COLLECTED DATA
---
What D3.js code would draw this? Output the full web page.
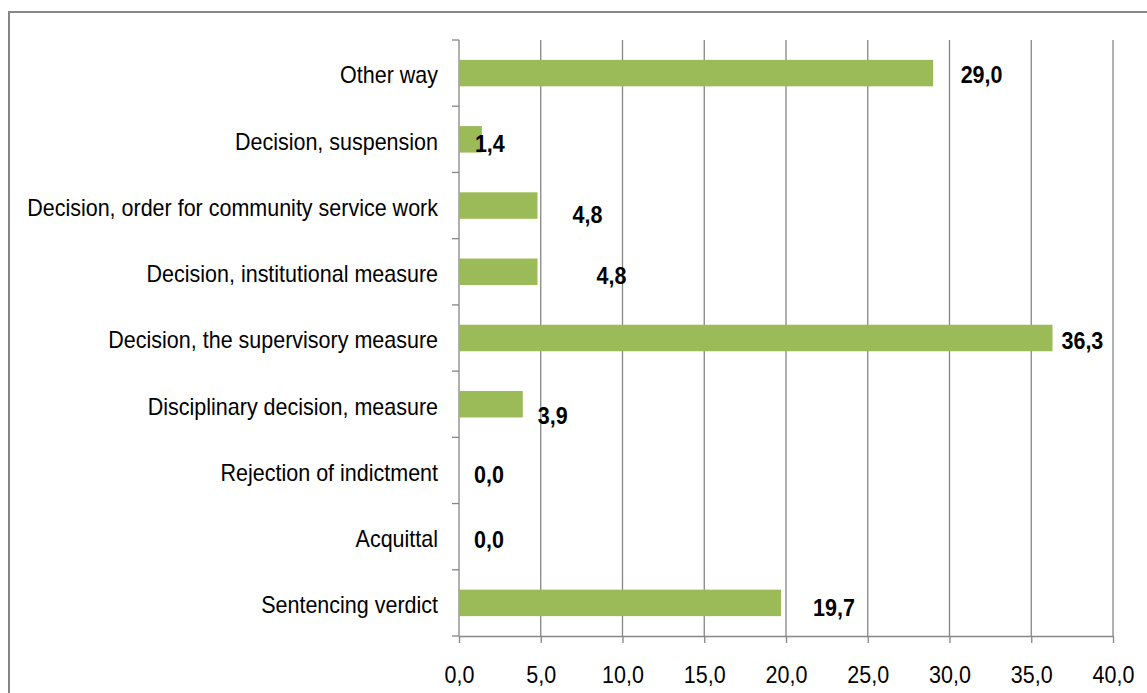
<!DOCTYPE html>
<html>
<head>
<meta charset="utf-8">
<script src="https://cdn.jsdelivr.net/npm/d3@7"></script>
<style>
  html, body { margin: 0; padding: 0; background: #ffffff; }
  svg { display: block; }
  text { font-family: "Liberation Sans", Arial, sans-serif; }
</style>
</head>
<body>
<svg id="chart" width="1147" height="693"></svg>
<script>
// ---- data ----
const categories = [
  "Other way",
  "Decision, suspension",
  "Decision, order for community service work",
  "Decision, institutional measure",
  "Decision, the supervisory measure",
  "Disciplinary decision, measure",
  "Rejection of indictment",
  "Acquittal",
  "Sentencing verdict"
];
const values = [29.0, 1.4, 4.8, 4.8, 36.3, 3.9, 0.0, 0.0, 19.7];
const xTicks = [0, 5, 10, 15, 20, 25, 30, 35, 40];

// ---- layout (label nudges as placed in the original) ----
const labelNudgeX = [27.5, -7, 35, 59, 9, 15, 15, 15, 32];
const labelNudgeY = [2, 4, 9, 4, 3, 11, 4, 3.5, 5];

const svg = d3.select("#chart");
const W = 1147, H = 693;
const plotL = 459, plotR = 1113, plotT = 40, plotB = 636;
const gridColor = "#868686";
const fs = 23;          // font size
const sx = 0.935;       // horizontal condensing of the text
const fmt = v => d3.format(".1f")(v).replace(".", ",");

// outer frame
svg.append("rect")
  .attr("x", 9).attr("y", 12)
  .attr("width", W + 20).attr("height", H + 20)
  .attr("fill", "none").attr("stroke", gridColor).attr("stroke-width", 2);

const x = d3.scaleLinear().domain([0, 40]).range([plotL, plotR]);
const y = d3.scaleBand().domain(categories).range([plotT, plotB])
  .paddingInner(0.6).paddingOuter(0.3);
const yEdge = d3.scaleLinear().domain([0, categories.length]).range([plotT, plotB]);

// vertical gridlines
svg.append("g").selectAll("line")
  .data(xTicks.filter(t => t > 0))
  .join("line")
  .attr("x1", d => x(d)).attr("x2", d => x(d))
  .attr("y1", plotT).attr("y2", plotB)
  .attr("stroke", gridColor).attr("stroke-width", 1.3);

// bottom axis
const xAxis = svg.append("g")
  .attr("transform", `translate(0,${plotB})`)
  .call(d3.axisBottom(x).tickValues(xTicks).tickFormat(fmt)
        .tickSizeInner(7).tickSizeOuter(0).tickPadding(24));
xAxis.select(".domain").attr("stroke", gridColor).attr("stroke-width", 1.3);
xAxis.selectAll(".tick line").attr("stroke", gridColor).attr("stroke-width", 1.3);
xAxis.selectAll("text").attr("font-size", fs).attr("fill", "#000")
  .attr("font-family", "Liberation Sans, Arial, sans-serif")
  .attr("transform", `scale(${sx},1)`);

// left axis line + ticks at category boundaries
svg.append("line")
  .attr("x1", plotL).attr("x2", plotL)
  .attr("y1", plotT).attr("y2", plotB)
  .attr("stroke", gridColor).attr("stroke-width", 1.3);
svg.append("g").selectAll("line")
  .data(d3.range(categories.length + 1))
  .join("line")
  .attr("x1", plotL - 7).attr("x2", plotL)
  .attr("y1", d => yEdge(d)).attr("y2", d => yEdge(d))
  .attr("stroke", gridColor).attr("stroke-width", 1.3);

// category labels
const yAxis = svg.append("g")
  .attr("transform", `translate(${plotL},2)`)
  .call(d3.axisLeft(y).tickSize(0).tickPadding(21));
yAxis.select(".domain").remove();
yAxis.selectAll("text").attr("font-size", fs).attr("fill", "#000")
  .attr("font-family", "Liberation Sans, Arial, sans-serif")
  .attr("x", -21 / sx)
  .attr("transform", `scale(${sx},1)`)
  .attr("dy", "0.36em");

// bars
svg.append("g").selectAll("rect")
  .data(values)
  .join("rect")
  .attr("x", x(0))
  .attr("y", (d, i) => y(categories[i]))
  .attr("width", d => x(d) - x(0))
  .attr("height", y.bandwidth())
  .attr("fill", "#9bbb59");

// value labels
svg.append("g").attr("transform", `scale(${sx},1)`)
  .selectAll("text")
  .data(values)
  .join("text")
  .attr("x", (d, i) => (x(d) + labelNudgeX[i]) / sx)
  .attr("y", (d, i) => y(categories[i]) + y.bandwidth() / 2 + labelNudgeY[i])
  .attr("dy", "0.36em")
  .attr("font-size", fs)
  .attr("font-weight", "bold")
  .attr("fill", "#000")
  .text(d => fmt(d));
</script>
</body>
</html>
---
WORK INSTRUCTIONS
All of the data needs repeating exactly, but the pictures do not.

RESPONSE
What D3.js code would draw this? Output the full web page.
<!DOCTYPE html>
<html>
<head>
<meta charset="utf-8">
<script src="https://cdn.jsdelivr.net/npm/d3@7"></script>
<style>
  html, body { margin: 0; padding: 0; background: #ffffff; }
  svg { display: block; }
  text { font-family: "Liberation Sans", Arial, sans-serif; }
</style>
</head>
<body>
<svg id="chart" width="1147" height="693"></svg>
<script>
// ---- data ----
const categories = [
  "Other way",
  "Decision, suspension",
  "Decision, order for community service work",
  "Decision, institutional measure",
  "Decision, the supervisory measure",
  "Disciplinary decision, measure",
  "Rejection of indictment",
  "Acquittal",
  "Sentencing verdict"
];
const values = [29.0, 1.4, 4.8, 4.8, 36.3, 3.9, 0.0, 0.0, 19.7];
const xTicks = [0, 5, 10, 15, 20, 25, 30, 35, 40];

// ---- layout (label nudges as placed in the original) ----
const labelNudgeX = [27.5, -7, 35, 59, 9, 15, 15, 15, 32];
const labelNudgeY = [2, 4, 9, 4, 3, 11, 4, 3.5, 5];

const svg = d3.select("#chart");
const W = 1147, H = 693;
const plotL = 459, plotR = 1113, plotT = 40, plotB = 636;
const gridColor = "#868686";
const fs = 23;          // font size
const sx = 0.935;       // horizontal condensing of the text
const fmt = v => d3.format(".1f")(v).replace(".", ",");

// outer frame
svg.append("rect")
  .attr("x", 9).attr("y", 12)
  .attr("width", W + 20).attr("height", H + 20)
  .attr("fill", "none").attr("stroke", gridColor).attr("stroke-width", 2);

const x = d3.scaleLinear().domain([0, 40]).range([plotL, plotR]);
const y = d3.scaleBand().domain(categories).range([plotT, plotB])
  .paddingInner(0.6).paddingOuter(0.3);
const yEdge = d3.scaleLinear().domain([0, categories.length]).range([plotT, plotB]);

// vertical gridlines
svg.append("g").selectAll("line")
  .data(xTicks.filter(t => t > 0))
  .join("line")
  .attr("x1", d => x(d)).attr("x2", d => x(d))
  .attr("y1", plotT).attr("y2", plotB)
  .attr("stroke", gridColor).attr("stroke-width", 1.3);

// bottom axis
const xAxis = svg.append("g")
  .attr("transform", `translate(0,${plotB})`)
  .call(d3.axisBottom(x).tickValues(xTicks).tickFormat(fmt)
        .tickSizeInner(7).tickSizeOuter(0).tickPadding(24));
xAxis.select(".domain").attr("stroke", gridColor).attr("stroke-width", 1.3);
xAxis.selectAll(".tick line").attr("stroke", gridColor).attr("stroke-width", 1.3);
xAxis.selectAll("text").attr("font-size", fs).attr("fill", "#000")
  .attr("font-family", "Liberation Sans, Arial, sans-serif")
  .attr("transform", `scale(${sx},1)`);

// left axis line + ticks at category boundaries
svg.append("line")
  .attr("x1", plotL).attr("x2", plotL)
  .attr("y1", plotT).attr("y2", plotB)
  .attr("stroke", gridColor).attr("stroke-width", 1.3);
svg.append("g").selectAll("line")
  .data(d3.range(categories.length + 1))
  .join("line")
  .attr("x1", plotL - 7).attr("x2", plotL)
  .attr("y1", d => yEdge(d)).attr("y2", d => yEdge(d))
  .attr("stroke", gridColor).attr("stroke-width", 1.3);

// category labels
const yAxis = svg.append("g")
  .attr("transform", `translate(${plotL},2)`)
  .call(d3.axisLeft(y).tickSize(0).tickPadding(21));
yAxis.select(".domain").remove();
yAxis.selectAll("text").attr("font-size", fs).attr("fill", "#000")
  .attr("font-family", "Liberation Sans, Arial, sans-serif")
  .attr("x", -21 / sx)
  .attr("transform", `scale(${sx},1)`)
  .attr("dy", "0.36em");

// bars
svg.append("g").selectAll("rect")
  .data(values)
  .join("rect")
  .attr("x", x(0))
  .attr("y", (d, i) => y(categories[i]))
  .attr("width", d => x(d) - x(0))
  .attr("height", y.bandwidth())
  .attr("fill", "#9bbb59");

// value labels
svg.append("g").attr("transform", `scale(${sx},1)`)
  .selectAll("text")
  .data(values)
  .join("text")
  .attr("x", (d, i) => (x(d) + labelNudgeX[i]) / sx)
  .attr("y", (d, i) => y(categories[i]) + y.bandwidth() / 2 + labelNudgeY[i])
  .attr("dy", "0.36em")
  .attr("font-size", fs)
  .attr("font-weight", "bold")
  .attr("fill", "#000")
  .text(d => fmt(d));
</script>
</body>
</html>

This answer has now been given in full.